La falta de deportividad de los jugadores -su inconsciencia, en un sentido que le es completamente desconocido al juego- es la causa de que el deporte esté en manos de los árbitros (comités, jurados, directivas): la naturaleza e incluso la potencia propia del juego están de este modo vendidas (unos deportistas desnaturalizados e impotentes), pero nadie tiene la culpa, mucho menos los árbitros, que hacen su trabajo; es tan sólo la falta de conocimiento, un poco menos de inocencia, un poco menos de espíritu de equipo, un poco menos de sentido del juego. Porque quienes deben arbitrar sus conflictos son los propios deportistas: todos juntos, unos y otros, pero en caso de duda, de nuevo conflicto sobre el modo de solucionarlos todos, la última palabra la debe tener el que afirme más y mejor, el que juegue por encima de todo. Ha sido falta, la jugada es mía: yo arbitro el juego, porque soy un jugador de veras, tanto como lo puedas hacer tú, pero de momento eres tú el que ha de volver a jugar de nuevo (evidentemente, el lugar del árbitro está entre los no jugadores, porque en el juego no hace absolutamente nada e incluso sobra: además de no jugar representa otra cosa que el juego, quizá la necesidad de protegerlo de los que en realidad no juegan pero también la oportunidad de controlar a los que efectivamente lo hacen.
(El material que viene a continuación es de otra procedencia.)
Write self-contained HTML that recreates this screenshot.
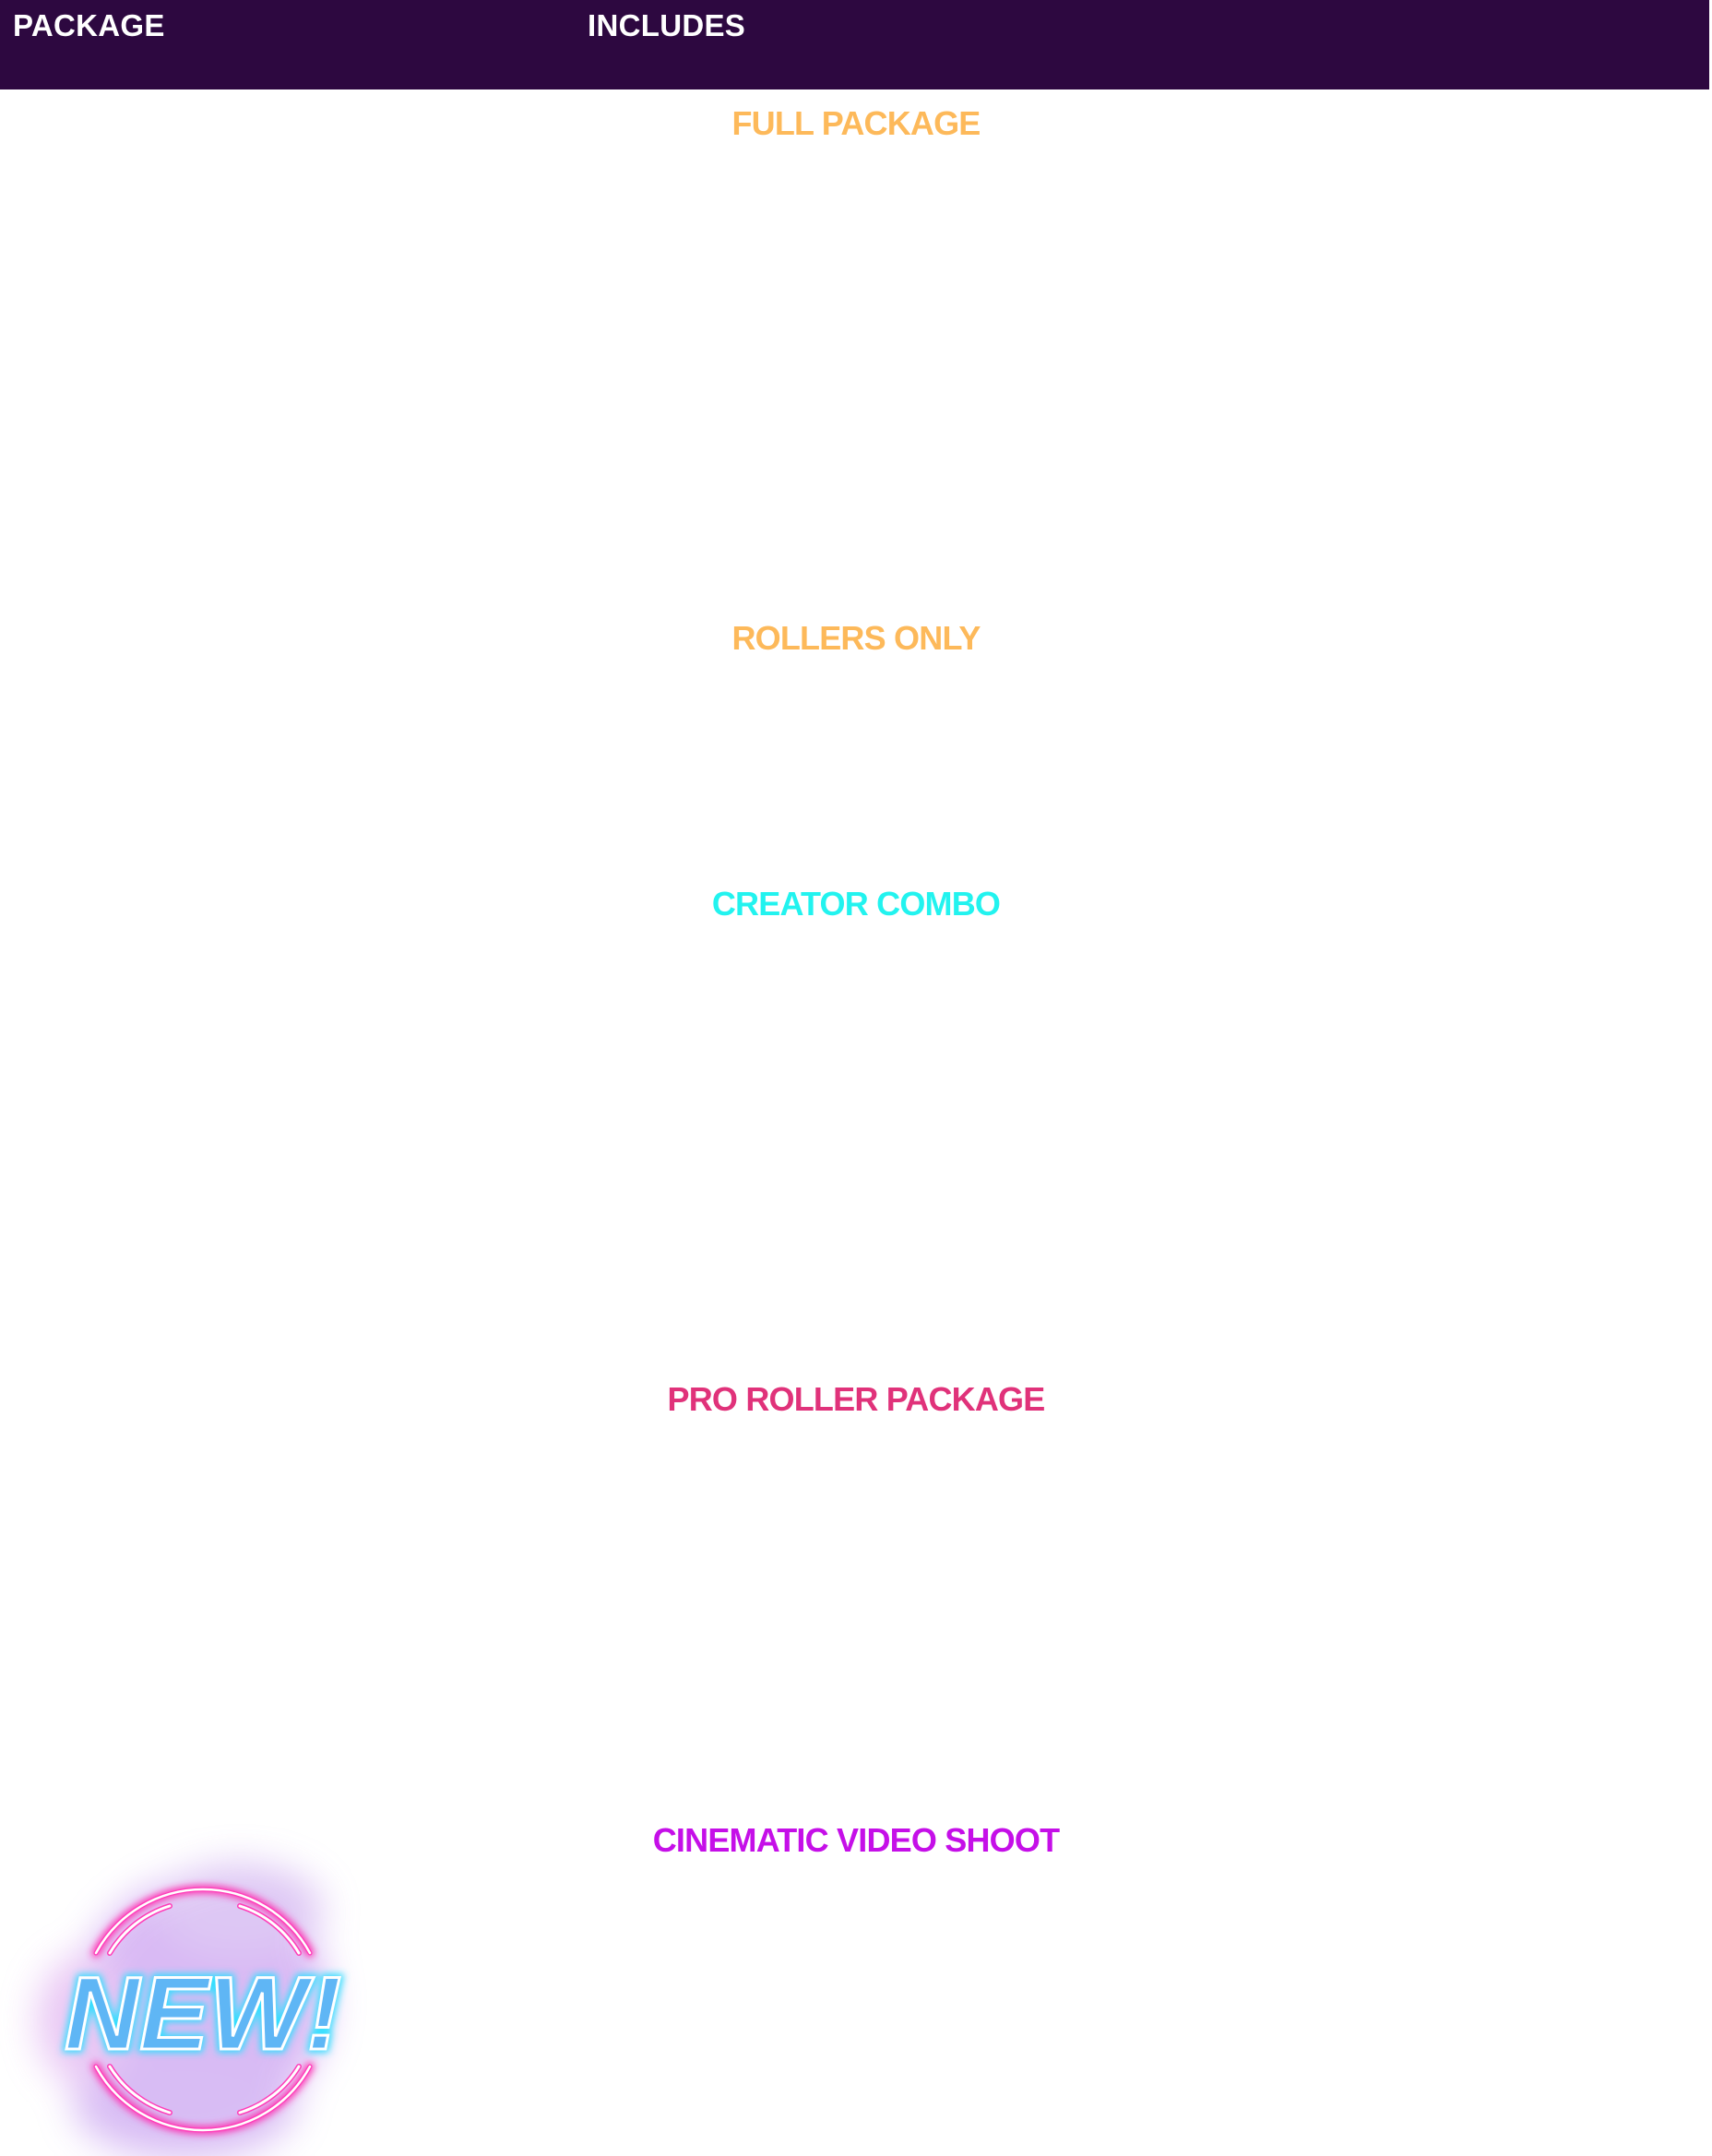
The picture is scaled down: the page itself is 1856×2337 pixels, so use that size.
<!DOCTYPE html>
<html><head><meta charset="utf-8"><style>
html,body{margin:0;padding:0;background:#fff;width:1856px;height:2337px;overflow:hidden;position:relative;font-family:"Liberation Sans",sans-serif;}
.hdr{position:absolute;left:0;top:0;width:1853px;height:97px;background:#2d0840;}
.t{position:absolute;font-weight:bold;line-height:1;white-space:nowrap;}
.h{color:#fff;font-size:33px;top:11px;letter-spacing:0.3px;}
.l{font-size:36px;left:0;width:1856px;text-align:center;letter-spacing:-0.8px;}
</style></head><body>
<div class="hdr"></div>
<div class="t h" style="left:14px">PACKAGE</div>
<div class="t h" style="left:637px">INCLUDES</div>
<div class="t l" style="top:116px;color:#fdb95a">FULL PACKAGE</div>
<div class="t l" style="top:674px;color:#fdb95a">ROLLERS ONLY</div>
<div class="t l" style="top:962px;color:#22f3ef">CREATOR COMBO</div>
<div class="t l" style="top:1499px;color:#e0327a">PRO ROLLER PACKAGE</div>
<div class="t l" style="top:1977px;color:#c50fe8">CINEMATIC VIDEO SHOOT</div>
<svg style="position:absolute;left:0;top:1960px" width="500" height="377" viewBox="0 0 500 377">
<defs>
<filter id="blur" x="-50%" y="-50%" width="200%" height="200%"><feGaussianBlur stdDeviation="20"/></filter>
<filter id="glow" x="-50%" y="-50%" width="200%" height="200%"><feGaussianBlur stdDeviation="4"/></filter>
</defs>
<g filter="url(#blur)" opacity="0.7">
<circle cx="220" cy="210" r="135" fill="#c99cf0"/>
<ellipse cx="200" cy="320" rx="120" ry="60" fill="#c8a0f0"/>
<ellipse cx="260" cy="110" rx="90" ry="50" fill="#d0b0f0"/>
<ellipse cx="90" cy="230" rx="50" ry="70" fill="#e0b0f0"/>
</g>
<g fill="none" stroke-linecap="round">
<g stroke="#ff2fb0" stroke-width="9" filter="url(#glow)">
<path d="M104 157 A132 132 0 0 1 336 157"/>
<path d="M104 280 A132 132 0 0 0 336 280"/>
</g>
<path d="M104 157 A132 132 0 0 1 336 157" stroke="#ff3cb8" stroke-width="5"/>
<path d="M104 157 A132 132 0 0 1 336 157" stroke="#fff" stroke-width="2.5"/>
<path d="M104 280 A132 132 0 0 0 336 280" stroke="#ff3cb8" stroke-width="5"/>
<path d="M104 280 A132 132 0 0 0 336 280" stroke="#fff" stroke-width="2.5"/>
<path d="M119 157 A115 115 0 0 1 184 106" stroke="#ff3cb8" stroke-width="6"/>
<path d="M260 106 A115 115 0 0 1 324 157" stroke="#ff3cb8" stroke-width="6"/>
<path d="M119 280 A115 115 0 0 0 184 330" stroke="#ff3cb8" stroke-width="6"/>
<path d="M260 330 A115 115 0 0 0 324 280" stroke="#ff3cb8" stroke-width="6"/>
<path d="M119 157 A115 115 0 0 1 184 106" stroke="#fff" stroke-width="3"/>
<path d="M260 106 A115 115 0 0 1 324 157" stroke="#fff" stroke-width="3"/>
<path d="M119 280 A115 115 0 0 0 184 330" stroke="#fff" stroke-width="3"/>
<path d="M260 330 A115 115 0 0 0 324 280" stroke="#fff" stroke-width="3"/>
</g>
<text x="220" y="261" text-anchor="middle" font-family="Liberation Sans, sans-serif" font-weight="bold" font-style="italic" font-size="112" fill="#5fb6f5" stroke="#33e0ff" stroke-width="8" filter="url(#glow)" textLength="300">NEW!</text>
<text x="220" y="261" text-anchor="middle" font-family="Liberation Sans, sans-serif" font-weight="bold" font-style="italic" font-size="112" fill="#5fb6f5" stroke="#fff" stroke-width="3" textLength="300">NEW!</text>
</svg>
</body></html>
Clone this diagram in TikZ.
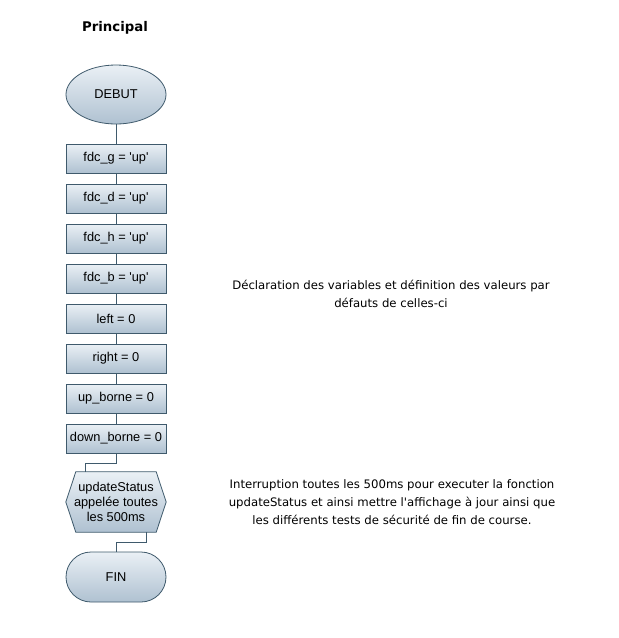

Es un trabajo lo que él realiza, la ingente tarea que le proporcionan los tramposos y los falsarios que desean el resultado del juego sin detenerse a jugar desde el principio: en el no juego, en fin, radica el origen y la posibilidad de actuación del árbitro. Pero, sin jugadores, ¿quién tendría el valor de arbitrar una lucha? La guerra no es desde luego un juego ni siquiera para generales: la guerra es quizá el medio contra el juego maldito o de niños).